Below, locate the line that contains "Write the matplotlib code for this chart.". Repeat exactly from that line to the line that contains "plt.rcParams['font.family'] = ['Liberation", inclusive, leaving out the pictures.

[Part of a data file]
-- START --
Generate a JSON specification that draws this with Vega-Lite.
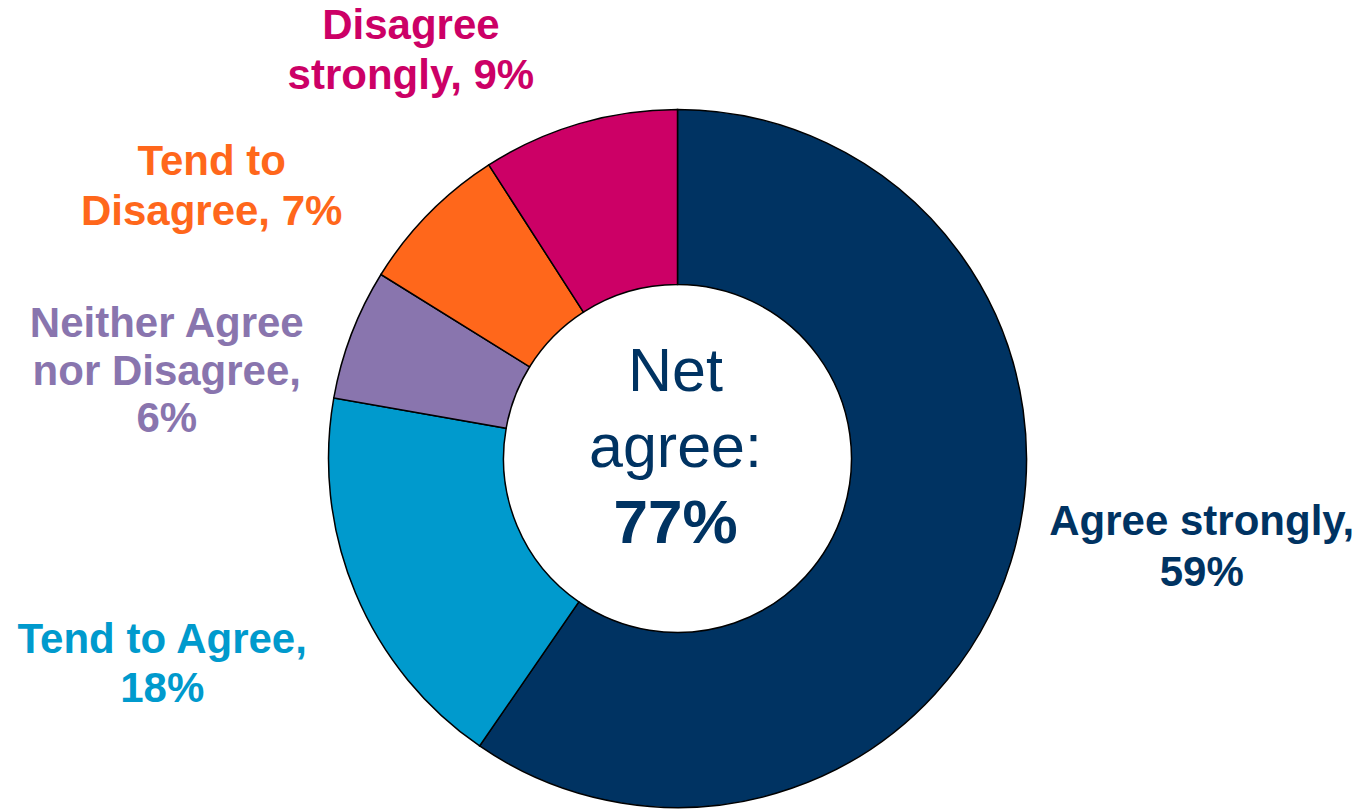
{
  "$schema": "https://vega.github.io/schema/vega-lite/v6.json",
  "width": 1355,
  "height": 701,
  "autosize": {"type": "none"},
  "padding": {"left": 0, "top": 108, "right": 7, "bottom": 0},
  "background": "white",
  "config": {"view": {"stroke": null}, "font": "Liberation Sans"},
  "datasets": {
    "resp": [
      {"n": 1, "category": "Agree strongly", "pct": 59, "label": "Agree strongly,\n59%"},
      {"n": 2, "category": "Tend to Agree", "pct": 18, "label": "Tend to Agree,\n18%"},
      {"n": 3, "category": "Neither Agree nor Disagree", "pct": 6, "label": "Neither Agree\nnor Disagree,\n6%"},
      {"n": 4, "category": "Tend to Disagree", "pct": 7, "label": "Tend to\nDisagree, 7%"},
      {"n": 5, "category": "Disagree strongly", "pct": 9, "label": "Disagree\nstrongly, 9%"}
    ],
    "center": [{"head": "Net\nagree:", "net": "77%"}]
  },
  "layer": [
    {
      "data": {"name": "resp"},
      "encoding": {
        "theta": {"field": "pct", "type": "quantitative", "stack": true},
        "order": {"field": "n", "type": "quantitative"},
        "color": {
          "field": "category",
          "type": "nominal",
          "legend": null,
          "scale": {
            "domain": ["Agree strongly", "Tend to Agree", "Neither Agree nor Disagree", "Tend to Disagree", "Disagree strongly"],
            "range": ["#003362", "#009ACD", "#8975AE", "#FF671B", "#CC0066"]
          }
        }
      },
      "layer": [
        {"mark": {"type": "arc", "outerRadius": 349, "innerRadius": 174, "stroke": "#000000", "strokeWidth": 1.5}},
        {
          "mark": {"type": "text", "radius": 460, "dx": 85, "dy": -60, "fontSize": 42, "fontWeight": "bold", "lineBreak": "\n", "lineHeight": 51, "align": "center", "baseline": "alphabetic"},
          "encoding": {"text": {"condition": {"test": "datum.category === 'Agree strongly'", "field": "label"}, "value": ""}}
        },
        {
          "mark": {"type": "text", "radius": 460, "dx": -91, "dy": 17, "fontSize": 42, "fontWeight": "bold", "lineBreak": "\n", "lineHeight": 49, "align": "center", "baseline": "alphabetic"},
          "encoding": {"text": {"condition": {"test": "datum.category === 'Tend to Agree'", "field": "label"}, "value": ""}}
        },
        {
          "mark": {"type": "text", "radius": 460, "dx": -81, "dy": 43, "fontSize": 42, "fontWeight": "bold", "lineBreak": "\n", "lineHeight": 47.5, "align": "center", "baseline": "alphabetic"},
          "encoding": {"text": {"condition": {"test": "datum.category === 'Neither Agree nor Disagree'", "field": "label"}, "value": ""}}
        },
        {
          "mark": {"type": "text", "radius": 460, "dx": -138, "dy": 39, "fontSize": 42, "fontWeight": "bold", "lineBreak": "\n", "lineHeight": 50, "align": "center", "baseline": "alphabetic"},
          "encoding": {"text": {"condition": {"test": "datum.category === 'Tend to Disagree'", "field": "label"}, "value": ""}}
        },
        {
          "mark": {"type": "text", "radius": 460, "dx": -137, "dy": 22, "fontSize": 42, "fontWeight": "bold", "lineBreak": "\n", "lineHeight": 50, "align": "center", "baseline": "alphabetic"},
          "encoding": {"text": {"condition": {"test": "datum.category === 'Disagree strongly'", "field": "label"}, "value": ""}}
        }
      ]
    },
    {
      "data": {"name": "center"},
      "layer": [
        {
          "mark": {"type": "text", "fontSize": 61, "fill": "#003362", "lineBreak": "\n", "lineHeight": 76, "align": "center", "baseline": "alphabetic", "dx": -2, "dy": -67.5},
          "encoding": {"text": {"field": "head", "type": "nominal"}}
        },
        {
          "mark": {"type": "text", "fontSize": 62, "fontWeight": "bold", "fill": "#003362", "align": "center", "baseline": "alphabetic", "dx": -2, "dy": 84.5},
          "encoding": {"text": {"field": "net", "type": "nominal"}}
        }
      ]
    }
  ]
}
-- END --
-- START --
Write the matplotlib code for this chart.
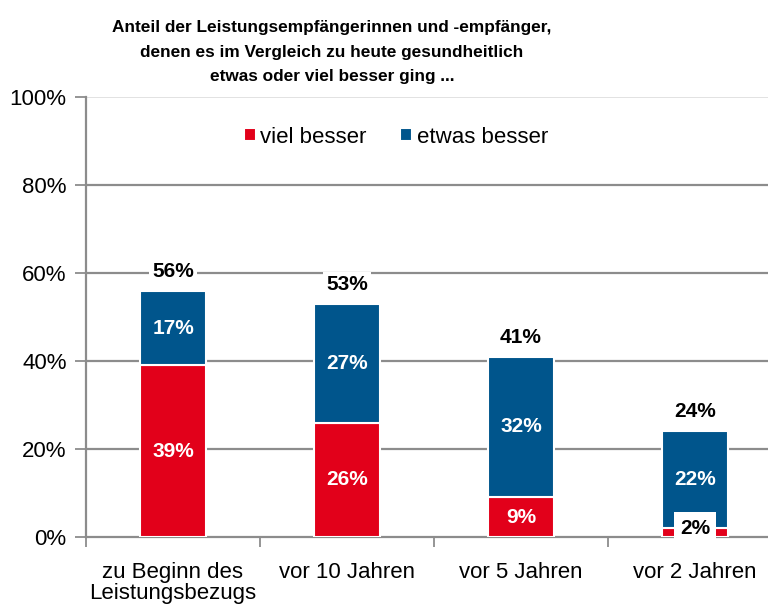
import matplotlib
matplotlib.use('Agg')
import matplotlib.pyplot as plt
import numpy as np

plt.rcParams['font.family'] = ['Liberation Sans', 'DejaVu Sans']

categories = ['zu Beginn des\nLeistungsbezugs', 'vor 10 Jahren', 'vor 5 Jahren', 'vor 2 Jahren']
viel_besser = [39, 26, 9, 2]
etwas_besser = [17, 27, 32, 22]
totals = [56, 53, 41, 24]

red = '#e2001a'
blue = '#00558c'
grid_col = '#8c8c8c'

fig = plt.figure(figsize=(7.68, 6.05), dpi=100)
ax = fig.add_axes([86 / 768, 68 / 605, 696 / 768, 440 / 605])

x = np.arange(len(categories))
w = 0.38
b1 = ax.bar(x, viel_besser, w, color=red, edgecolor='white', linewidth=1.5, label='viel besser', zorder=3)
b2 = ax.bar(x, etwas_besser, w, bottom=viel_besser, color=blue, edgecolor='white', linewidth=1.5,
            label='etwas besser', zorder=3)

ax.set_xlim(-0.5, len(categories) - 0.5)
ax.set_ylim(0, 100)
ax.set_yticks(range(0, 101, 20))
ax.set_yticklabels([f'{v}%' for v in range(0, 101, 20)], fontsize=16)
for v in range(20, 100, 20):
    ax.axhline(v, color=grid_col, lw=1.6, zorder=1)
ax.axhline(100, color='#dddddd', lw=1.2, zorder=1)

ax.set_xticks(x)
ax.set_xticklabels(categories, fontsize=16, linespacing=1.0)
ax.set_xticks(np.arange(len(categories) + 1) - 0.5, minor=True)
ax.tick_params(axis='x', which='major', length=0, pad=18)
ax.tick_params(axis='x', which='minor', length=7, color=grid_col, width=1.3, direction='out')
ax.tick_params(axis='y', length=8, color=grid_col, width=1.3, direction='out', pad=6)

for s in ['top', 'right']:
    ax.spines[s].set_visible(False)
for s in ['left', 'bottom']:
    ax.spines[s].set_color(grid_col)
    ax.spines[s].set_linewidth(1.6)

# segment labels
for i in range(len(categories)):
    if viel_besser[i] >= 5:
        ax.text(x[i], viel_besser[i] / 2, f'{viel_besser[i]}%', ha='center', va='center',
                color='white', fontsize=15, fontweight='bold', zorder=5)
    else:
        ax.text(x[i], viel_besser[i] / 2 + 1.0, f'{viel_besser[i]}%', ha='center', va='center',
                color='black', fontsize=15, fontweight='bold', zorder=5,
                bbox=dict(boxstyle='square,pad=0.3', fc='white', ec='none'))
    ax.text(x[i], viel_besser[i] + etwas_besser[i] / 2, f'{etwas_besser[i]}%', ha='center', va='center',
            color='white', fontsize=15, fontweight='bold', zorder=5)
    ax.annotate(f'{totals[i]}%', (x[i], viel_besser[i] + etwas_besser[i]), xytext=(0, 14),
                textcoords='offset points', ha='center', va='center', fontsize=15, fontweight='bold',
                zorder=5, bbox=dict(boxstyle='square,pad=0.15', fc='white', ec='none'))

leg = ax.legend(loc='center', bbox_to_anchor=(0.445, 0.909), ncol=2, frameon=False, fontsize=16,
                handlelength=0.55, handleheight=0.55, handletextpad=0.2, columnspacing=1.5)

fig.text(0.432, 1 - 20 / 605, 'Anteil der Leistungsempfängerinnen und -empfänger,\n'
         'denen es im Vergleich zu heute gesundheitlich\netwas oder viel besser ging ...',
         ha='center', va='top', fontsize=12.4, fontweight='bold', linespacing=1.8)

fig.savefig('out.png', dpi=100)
-- END --
Answer to this task:
Write the matplotlib code for this chart.
import matplotlib
matplotlib.use('Agg')
import matplotlib.pyplot as plt
import numpy as np

plt.rcParams['font.family'] = ['Liberation Sans', 'DejaVu Sans']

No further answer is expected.